From Torquay to Cardiff: our reporter joins the Oasis reunion tour kick-off

Liam and Noel hand in hand, drinks flying through the air, and 62,000 voices belting out Wonderwall – this was a gig for the ages

The traffic out of Torquay was a nightmare, and Exeter was gridlocked. But that didn’t stop us. With a dedicated Oasis playlist blasting from the car stereo, we set off for Cardiff and the start of something legendary.

Staying in Bristol, it was immediately clear we weren’t the only ones. The early train into the Welsh capital was packed – bucket hats, parkas, Adidas trainers and all. By the time we arrived in the city centre, the excitement was electric. Pubs were overflowing. Bars were blasting Don’t Look Back in Anger. Everyone was buzzing.

Inside the Principality Stadium, the energy was something else entirely. I went with my partner and his parents – a true generational mix that summed up the pull of this band. It was drenched. And I don’t just mean in sweat and spilled pints – although there was plenty of that. Flares lit up the crowd, people stood on shoulders, strangers had arms flung around each other. Oasis was back, and everyone knew it.

Richard Ashcroft opened the show, ending with Bittersweet Symphony – a pitch-perfect lead into the main event.

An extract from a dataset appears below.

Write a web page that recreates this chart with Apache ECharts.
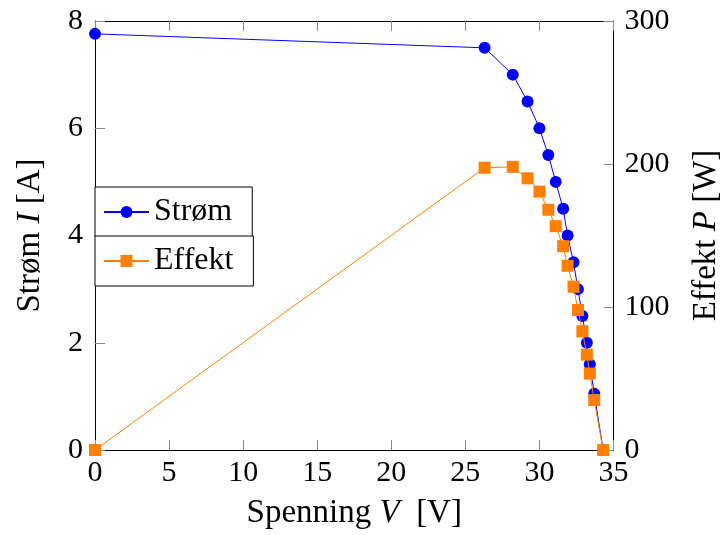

A friend of mine managed to swing a last-minute ticket and joined us just before Liam and Noel took to the stage. Eight-pound pints in hand, we braced ourselves for the moment.

And then it happened.

Sixteen years after their split in 2009 – reportedly over a backstage argument in Paris involving a guitar and some unapproved clothing brand promotion – the brothers walked out together. Hand in hand. The 62,000-strong crowd went wild.

“The war is over,” read the teaser post ahead of the show. They weren’t lying.

The setlist delivered hit after hit – from Hello and Supersonic to Roll With It, Slide Away, Live Forever, and that four-track encore: The Masterplan, Don’t Look Back in Anger, Wonderwall, and Champagne Supernova.

Liam joked about ticket prices: “Was it worth the four thousand pounds you paid for a ticket?” And the brothers, visibly moved, thanked the crowd: “Thanks for bearing with us.”

During Live Forever, a tribute to late footballer Diogo Jota brought a moment of quiet reflection. But mostly, the gig was pure, unfiltered chaos – in the best way.

I even met two fans next to me who’d flown in from Denmark just to be there. This wasn’t just the start of the Oasis Live ’25 tour, it was the closing of a chapter fans have waited more than a decade to finish.

The band will go on to play 41 shows worldwide, including stops in LA, Tokyo and São Paulo. But Cardiff was the beginning – and for those of us who made the pilgrimage from the South West, it was worth every mile.